Today I do not believe anymore that you can consistently solve real problems without some understanding of the subject matter. This does not mean that you need a degree in the field. A bit curiosity, humility and willingness to learn from experts goes a long way.
Teamwork
Which leads me nicely to teamwork. Yes, you will find examples of good ML based products fully build and marketed by a single person. But usually anything at relevant scale is a effort by several people:
This is not just because the amount of work but also because the variety of tasks can rarely be covered well by a single person. My minimum viable setup would be somebody in the functional role that will use the ML product, somebody from IT and a data scientist/ML expert. What does this mean for you? I typically recommend a “T-shaped skill profile”
The main idea is to have some basic understanding of what your teammates are talking about to allow effective communication.
General Trends in Technology
Core machine learning is not where most projects fail today.
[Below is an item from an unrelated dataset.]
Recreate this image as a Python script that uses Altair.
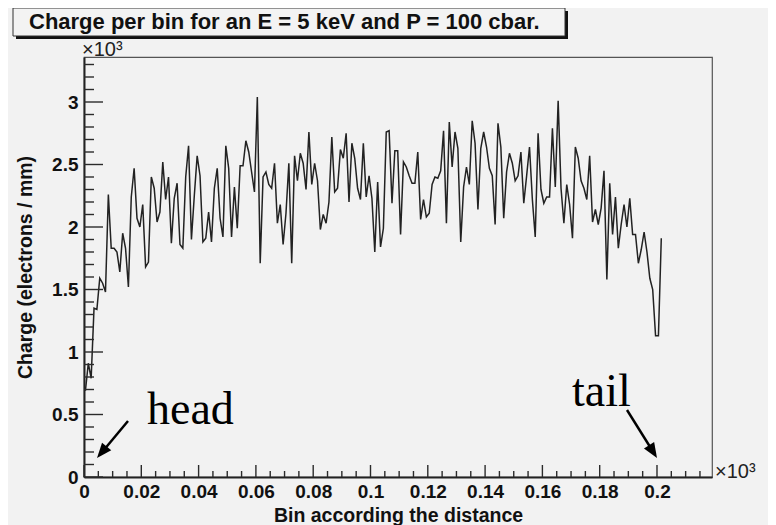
import altair as alt
import pandas as pd

# Charge per bin (x10^3 electrons / mm), one value per bin
charge = [
    0.69, 0.91, 0.79, 1.35, 1.34, 1.59, 1.55, 1.48, 2.26, 1.83,
    1.83, 1.80, 1.64, 1.95, 1.83, 1.52, 2.24, 2.47, 2.07, 2.00,
    2.18, 1.68, 1.72, 2.40, 2.31, 2.04, 2.12, 2.52, 2.22, 2.40,
    1.87, 2.23, 2.35, 1.86, 1.83, 2.40, 2.65, 1.90, 2.25, 2.57,
    2.41, 1.88, 1.91, 2.12, 1.88,
    2.31, 2.47, 2.07, 1.92, 2.65, 2.47, 1.92, 2.32, 1.99, 2.49,
    2.49, 2.69, 2.60, 2.44, 2.28, 3.04, 1.71, 2.40, 2.44, 2.34,
    2.31, 2.51, 2.03, 2.18, 1.86, 2.11, 2.51, 1.71, 2.57, 2.37,
    2.59, 2.51, 2.30, 2.76, 2.34, 2.51, 2.37, 1.98, 2.10, 2.03,
    2.20, 2.72, 2.28,
    2.31, 2.62, 2.55, 2.75, 2.20, 2.67, 2.55, 2.31, 2.22, 2.67,
    2.24, 2.41, 2.23, 1.80, 2.36, 1.84, 1.99, 2.76, 2.77, 2.19,
    2.61, 2.61, 1.94, 2.52, 2.48, 2.41, 2.35, 2.35, 2.60, 2.06,
    2.22, 2.08, 2.11, 2.34, 2.40, 2.39, 2.45, 2.77, 2.03, 2.84,
    2.48, 2.76, 2.63, 1.88,
    2.32, 2.48, 2.34, 2.85, 2.67, 2.14, 2.63, 2.76, 2.64, 2.47,
    2.41, 2.02, 2.83, 2.64, 2.07, 2.44, 2.59, 2.51, 2.37, 2.41,
    2.60, 2.19, 2.41, 2.64, 2.22, 1.92, 2.75, 2.30, 2.19, 2.24,
    2.24, 2.79, 2.32, 3.01, 2.31, 2.03, 2.34, 2.18, 1.91, 2.64,
    2.55, 2.37, 2.31,
    2.22, 2.57, 2.04, 2.14, 2.02, 2.15, 2.45, 1.58, 2.35, 1.94,
    2.24, 1.83, 2.02, 2.18, 2.00, 2.23, 1.94, 1.94, 1.71, 1.82,
    1.96, 1.80, 1.59, 1.50, 1.13, 1.13, 1.91,
]
bin_width = 0.001  # x10^3

x_major = [0, 0.02, 0.04, 0.06, 0.08, 0.1, 0.12, 0.14, 0.16, 0.18, 0.2]
x_minor = [round(0.005 * i, 3) for i in range(1, 44) if i % 4 != 0]
y_major = [0, 0.5, 1, 1.5, 2, 2.5, 3]
y_minor = [round(0.1 * i, 1) for i in range(1, 34) if i % 5 != 0]

title_text = "Charge per bin for an E = 5 keV and P = 100 cbar."
x_title = "Bin according the distance"
y_title = "Charge (electrons / mm)"
exp_label = "\u00d710\u00b3"

W, H = 628, 420
FONT = "Liberation Sans"
INK = "#2b2b2b"

df = pd.DataFrame({
    "bin": [(i + 0.5) * bin_width for i in range(len(charge))],
    "charge": charge,
})

xscale = alt.Scale(domain=[0, 0.2192], nice=False, zero=False)
yscale = alt.Scale(domain=[0, 3.36], nice=False)

xaxis = alt.Axis(
    values=x_major, labelExpr="format(datum.value, '.2~f')",
    title=x_title, titleX=W / 2, titleY=44, titleAlign="center",
    titleBaseline="alphabetic", labelPadding=5)
yaxis = alt.Axis(
    values=y_major, labelExpr="format(datum.value, '.1~f')",
    title=y_title, titleX=-59, titleY=H / 2, titleAngle=270,
    titleAlign="center", titleBaseline="middle", labelPadding=6)

line = alt.Chart(df).mark_line(color="#222222", strokeWidth=1.5).encode(
    x=alt.X("bin:Q", scale=xscale, axis=xaxis),
    y=alt.Y("charge:Q", scale=yscale, axis=yaxis),
)

def ticks_y(vals, length):
    d = pd.DataFrame({"v": vals})
    return alt.Chart(d).mark_rule(color=INK, strokeWidth=1.4).encode(
        y=alt.Y("v:Q", scale=yscale, axis=yaxis),
        x=alt.value(0), x2=alt.value(length))

def ticks_x(vals, length):
    d = pd.DataFrame({"v": vals})
    return alt.Chart(d).mark_rule(color=INK, strokeWidth=1.4).encode(
        x=alt.X("v:Q", scale=xscale, axis=xaxis),
        y=alt.value(H), y2=alt.value(H - length))

one = pd.DataFrame({"a": [0]})

def txt(s, x, y, size, font=FONT, weight="normal", color="#111", align="left", baseline="alphabetic"):
    return alt.Chart(one).mark_text(
        text=s, font=font, fontSize=size, fontWeight=weight, color=color,
        align=align, baseline=baseline).encode(x=alt.value(x), y=alt.value(y))

def box(x, x2, y, y2, fill, stroke=None):
    kw = dict(fill=fill)
    if stroke:
        kw.update(stroke=stroke, strokeWidth=1)
    return alt.Chart(one).mark_rect(**kw).encode(
        x=alt.value(x), x2=alt.value(x2), y=alt.value(y), y2=alt.value(y2))

ARROW = "M0,0L-0.4,1L0.4,1Z"
head_ax = alt.Chart(one).mark_rule(color="#000", strokeWidth=2.5).encode(
    x=alt.value(44), y=alt.value(364), x2=alt.value(19), y2=alt.value(394))
head_ah = alt.Chart(one).mark_point(
    shape=ARROW, filled=True, size=900, angle=220,
    color="#000", opacity=1).encode(x=alt.value(13), y=alt.value(401))
tail_ax = alt.Chart(one).mark_rule(color="#000", strokeWidth=2.5).encode(
    x=alt.value(543), y=alt.value(353), x2=alt.value(568), y2=alt.value(393))
tail_ah = alt.Chart(one).mark_point(
    shape=ARROW, filled=True, size=900, angle=148,
    color="#000", opacity=1).encode(x=alt.value(573), y=alt.value(401))

chart = alt.layer(
    line,
    ticks_y(y_minor, 10), ticks_y(y_major, 19),
    ticks_x(x_minor, 6), ticks_x(x_major, 12),
    box(-68, 484, -46, -18, "#111"),
    box(-71, 481, -49, -21, "#f3f3f3", "#333"),
    txt(title_text, -55, -28, 22, weight="bold"),
    txt(exp_label, -2, -1, 20, color="#222"),
    txt(exp_label, 631, 421, 20, color="#222"),
    txt("head", 63, 367, 46, font="Liberation Serif", color="#000"),
    txt("tail", 488, 349, 46, font="Liberation Serif", color="#000"),
    head_ax, head_ah, tail_ax, tail_ah,
).properties(
    width=W, height=H,
    autosize=alt.AutoSizeParams(type="none"),
    padding={"left": 76, "top": 49, "right": 56, "bottom": 48},
).configure(
    background="#f2f2f2",
).configure_view(
    stroke="#555555", strokeWidth=1.2, fill="#f2f2f2",
).configure_axis(
    domain=True, domainColor="#222", domainWidth=2, ticks=False, tickSize=0,
    grid=False, labelFont=FONT, labelFontWeight="bold", labelFontSize=19,
    labelColor="#111", labelOverlap=False, labelFlush=False,
    titleFont=FONT, titleFontWeight="bold", titleFontSize=19.5, titleColor="#111",
)

chart.save("out.html", embed_options={"renderer": "svg", "actions": False})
As of 2022 there are plenty good ML systems available on premise or from big cloud vendors. Picture any of them, and it will most likely enable you to develop the models you need. A successful ML application does however require a more complex architecture that at least includes data ingestion and integration with the point of decision making. This is where you better be sure early that the overall architecture makes sense. This mistake is a quick route to the POC graveyard where many good models are buried because nobody figured out how to make them work in the larger landscape.
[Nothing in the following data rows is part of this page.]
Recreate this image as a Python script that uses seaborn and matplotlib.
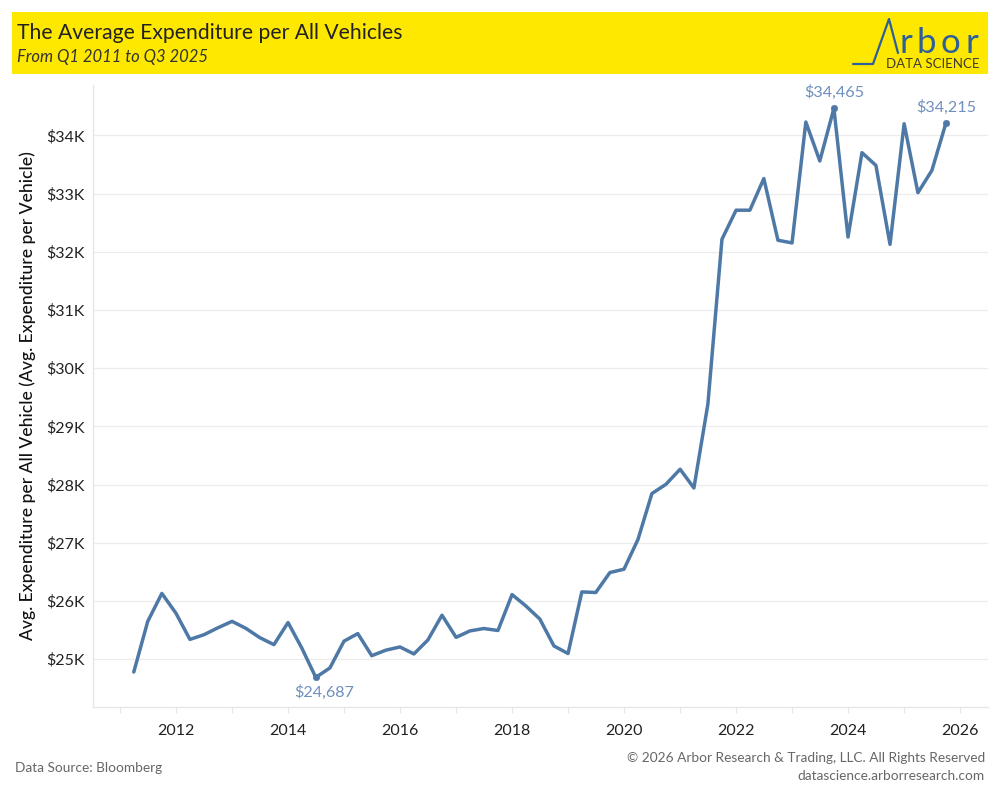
import matplotlib
matplotlib.use("Agg")
import matplotlib.pyplot as plt
import matplotlib.dates as mdates
import matplotlib.ticker as mticker
from matplotlib.patches import Rectangle
from matplotlib.lines import Line2D
import seaborn as sns
import pandas as pd

# ---- data (quarterly, Q1 2011 .. Q3 2025) ----
start_quarter = "2011Q1"
end_quarter = "2025Q3"
avg_expenditure = [
    24780, 25650, 26130, 25790,   # 2011
    25340, 25420, 25540, 25650,   # 2012
    25530, 25370, 25250, 25630,   # 2013
    25190, 24687, 24850, 25310,   # 2014
    25440, 25060, 25155, 25210,   # 2015
    25090, 25330, 25756, 25375,   # 2016
    25486, 25527, 25493, 26110,   # 2017
    25915, 25690, 25228, 25097,   # 2018
    26156, 26146, 26489, 26546,   # 2019
    27056, 27846, 28006, 28264,   # 2020
    27942, 29380, 32216, 32715,   # 2021
    32715, 33259, 32199, 32153,   # 2022
    34231, 33561, 34465, 32254,   # 2023
    33704, 33485, 32128, 34201,   # 2024
    33016, 33399, 34215,          # 2025
]
y_ticks = [25000, 26000, 27000, 28000, 29000, 30000, 31000, 32000, 33000, 34000]
x_tick_years = [2012, 2014, 2016, 2018, 2020, 2022, 2024, 2026]
labelled_quarters = ["2014Q2", "2023Q3", "2025Q3"]

quarters = pd.period_range(start_quarter, end_quarter, freq="Q")
df = pd.DataFrame({
    "quarter": quarters.astype(str),
    "date": quarters.end_time.normalize(),
    "value": avg_expenditure,
})

sns.set_theme(style="white")
plt.rcParams["font.family"] = ["Lato", "DejaVu Sans"]

fig = plt.figure(figsize=(10, 8), dpi=100)
ax = fig.add_axes([0.093, 0.116, 0.895, 0.778])

line_color = "#4e79a7"
label_color = "#6f8fbd"

sns.lineplot(data=df, x="date", y="value", ax=ax, color=line_color, linewidth=2.5)

lab = df[df["quarter"].isin(labelled_quarters)]
sns.scatterplot(data=lab, x="date", y="value", ax=ax, color=line_color, s=22,
                edgecolor=line_color, zorder=5, legend=False)
for _, r in lab.iterrows():
    if r["quarter"] == "2014Q2":
        ax.annotate(f"${r['value']:,.0f}", (r["date"], r["value"]), xytext=(6, -5),
                    textcoords="offset points", ha="center", va="top",
                    color=label_color, fontsize=11.6)
    else:
        ax.annotate(f"${r['value']:,.0f}", (r["date"], r["value"]), xytext=(0, 6),
                    textcoords="offset points", ha="center", va="bottom",
                    color=label_color, fontsize=11.6)

# axes limits
ax.set_xlim(pd.Timestamp("2010-07-08"), pd.Timestamp("2026-07-01"))
ax.set_ylim(24175, 34870)

ax.set_yticks(y_ticks)
ax.yaxis.set_major_formatter(mticker.FuncFormatter(lambda v, p: f"${v/1000:.0f}K"))
ax.xaxis.set_major_locator(mdates.YearLocator(1))
ax.xaxis.set_major_formatter(mticker.FuncFormatter(
    lambda v, p: str(mdates.num2date(v).year) if mdates.num2date(v).year in x_tick_years else ""))

ax.grid(axis="y", color="#ececec", linewidth=0.9)
ax.grid(axis="x", visible=False)
for s in ["top", "right"]:
    ax.spines[s].set_visible(False)
for s in ["left", "bottom"]:
    ax.spines[s].set_color("#e6e6e6")
    ax.spines[s].set_linewidth(1.0)

ax.tick_params(axis="y", length=0, labelsize=11.5, labelcolor="#222222", pad=6)
ax.tick_params(axis="x", length=4, width=0.8, color="#e6e6e6", labelsize=11.5,
               labelcolor="#222222", pad=8, bottom=True)

ax.set_xlabel("")
ax.set_ylabel("Avg. Expenditure per All Vehicle (Avg. Expenditure per Vehicle)",
              fontsize=12.6, color="#111111", labelpad=7, fontweight="medium")

# ---- header ----
fig.patches.append(Rectangle((0.012, 1 - 74 / 800), 0.976, 62 / 800,
                             transform=fig.transFigure, facecolor="#ffe800",
                             edgecolor="none", zorder=0))
fig.text(0.017, 1 - 33 / 800, "The Average Expenditure per All Vehicles",
         fontsize=15.2, color="#222222", va="center", ha="left")
fig.text(0.017, 1 - 57 / 800, "From Q1 2011 to Q3 2025", fontsize=12,
         style="italic", color="#333333", va="center", ha="left")

# logo
logo_blue = "#2d5f9a"
lx = [853, 873, 889, 898]
ly = [64, 64, 19, 53]
fig.lines.append(Line2D([x / 1000 for x in lx], [1 - y / 800 for y in ly],
                        transform=fig.transFigure, color=logo_blue, linewidth=1.6))
for ch, cx in zip("rbor", [906, 926, 950, 972]):
    fig.text(cx / 1000, 1 - 53 / 800, ch, fontsize=25, color=logo_blue,
             va="baseline", ha="center", fontweight="normal")
fig.text(0.979, 1 - 64 / 800, "DATA SCIENCE", fontsize=9.5, color="#3d3d30",
         va="center", ha="right")

# ---- footer ----
fig.text(0.015, 1 - 768 / 800, "Data Source: Bloomberg", fontsize=9.8,
         color="#666666", va="center", ha="left")
fig.text(0.985, 1 - 758 / 800, "\u00a9 2026 Arbor Research & Trading, LLC. All Rights Reserved",
         fontsize=9.8, color="#666666", va="center", ha="right")
fig.text(0.985, 1 - 776 / 800, "datascience.arborresearch.com", fontsize=9.8,
         color="#666666", va="center", ha="right")

fig.savefig("out.png", dpi=100)
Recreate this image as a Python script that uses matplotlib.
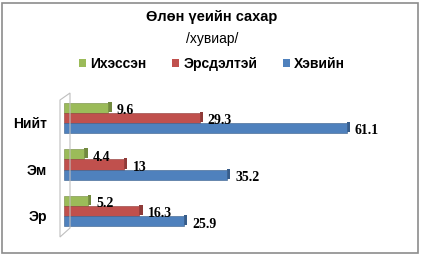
import matplotlib
matplotlib.use("Agg")
import matplotlib.pyplot as plt
from matplotlib.patches import Rectangle, Polygon, Patch
import numpy as np

categories = ["Эр", "Эм", "Нийт"]
series_names = ["Ихэссэн", "Эрсдэлтэй", "Хэвийн"]
ihessen = [5.2, 4.4, 9.6]
ersdeltei = [16.3, 13, 29.3]
heviin = [25.9, 35.2, 61.1]
colors = ["#9BBB59", "#C0504D", "#4F81BD"]
dark = ["#71893F", "#8E3A38", "#385D8A"]

W, H = 421, 256
fig = plt.figure(figsize=(W / 100, H / 100), dpi=100)
ax = fig.add_axes([64 / W, (256 - 239) / H, 333 / W, (239 - 90) / H])

y = np.arange(len(categories))
h = 0.22
offsets = [h, 0, -h]
for vals, off, c, d in zip([ihessen, ersdeltei, heviin], offsets, colors, dark):
    ax.barh(y + off, vals, height=h, color=c, edgecolor=d, linewidth=0.4, zorder=2)
    # right side face for the 3D look
    ax.barh(y + off + 0.02, [0.7] * len(vals), left=vals, height=h, color=d, zorder=1)
    for yi, v in zip(y + off, vals):
        ax.annotate(f"{v:g}", (v, yi), xytext=(6, -2), textcoords="offset points",
                    va="center", ha="left", fontsize=10, fontweight="bold",
                    family="Liberation Serif")

ax.set_xlim(0, 72)
ax.set_ylim(-0.6, 2.6)
ax.set_yticks(y - 0.1)
ax.set_yticklabels(categories, fontsize=10, fontweight="bold", family="Liberation Sans")
ax.tick_params(axis="y", length=0, pad=12)
ax.set_xticks([])
for s in ax.spines.values():
    s.set_visible(False)

# side wall outline
wall = [(60, 100), (70, 93), (70, 228), (60, 237)]
fig.add_artist(Polygon([(px / W, 1 - py / H) for px, py in wall], closed=True,
                       fill=False, edgecolor="#BFBFBF", linewidth=0.8, transform=fig.transFigure))

# outer border
fig.add_artist(Rectangle((2 / W, 3 / H), 416 / W, 250 / H, fill=False,
                         edgecolor="#8C8C8C", linewidth=1.2, transform=fig.transFigure))

fig.text(212 / W, 1 - 17 / H, "Өлөн үеийн сахар", ha="center", va="center",
         fontsize=10.5, fontweight="bold", family="Liberation Sans")
fig.text(212 / W, 1 - 39 / H, "/хувиар/", ha="center", va="center",
         fontsize=10, family="Liberation Sans")

handles = [Patch(facecolor=c, edgecolor="none") for c in colors]
fig.legend(handles, series_names, loc="center", bbox_to_anchor=(212 / W, 1 - 64 / H), ncol=3,
           frameon=False, handlelength=0.55, handleheight=0.55, handletextpad=0.3,
           columnspacing=1.8, prop={"family": "Liberation Sans", "weight": "bold", "size": 10})

fig.savefig("out.png", dpi=100)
Do not marry your tools: Python coding is not your core skill.
The history of IT is the history of better tools taking over. (almost) nobody codes in assembler today because more abstract languages are just the better trade off. Data scientists often look down at the auto ML tools, but they are improving and already offer good enough performance for many cases. Guess what will happen if you can choose between a 90% model today and a 95% model after 2 months of data scientist work? Are the 5% extra quality worth the cost? I would encourage you to keep an open mind and adopt better tools early if they make sense.
Don´t be blinded by pure model performance, the effort needs to make sense for the given use case.
Embedded ML
I am convinced that we will see a lot more embedded ML for specific solutions. Take salesforce, the OG of SaaS: https://salesforce.com/products/einstein/ai-deep-dive/… At least their sane customers stick fairly close to standard processes and data models in salesforce, so it is very similar. Very good chances to build models that work for a lot of customers, don´t you think? I would bet that such solutions will improve a lot in the near future so that custom models make less and less sense for many use cases.
So is it all hope lost for the data scientist? I beg to differ.
Let me sketch out one way to think about it. Let us assume you work in manufacturing – you have a bunch of different machines and tons of know how in your factory to build what you need to build.
Consider that usually the best models are build by whoever has the most data. Sure, sometimes somebody just combines public data in a way nobody thought of but that is the exception.
So, what could this mean for you in this scenario?
I would argue that you are in a relatively bad position to develop predictive maintenance models for individual machines in your factory – the maker of the machines can easily have data for many more machines than you have. But data for your whole process? This is what only you got. This would be a promising angle to take. And probably also where you want to beat your competitors.
And this is how I would think about it: What is the core value creation of your company? Where can ML be used as a leverage? I am sure you will find plenty
BT_Raptor Note: This is why I constantly hammer in working on projects that will generate revenue for your firm. At the end of the day, a business will happily pay you $150k, if you can generate more revenue than that per year.
Don´t try to build what already works well
This ties into the last point, but there are many well working solutions on the market today. Really want to compete with google on translation?
Why?
To be clear: All vendors overpromise and often their solutions only work in narrow circumstances, so you need to test carefully. BowTiedCelt nicely described the advantages and disadvantages of server less offerings from various cloud providers.
In addition, all the big cloud providers offer various ML services, many of them are pretty good and worth a try before you invest in custom builds.
Example: AWS
It is always a trade-off but the general outline stands: just because you can build it yourself does not mean that it is good use of your time.
If this scares you, you are thinking about it in the wrong way – it means that you individually can get more done and will create so much more value if you embrace the automation.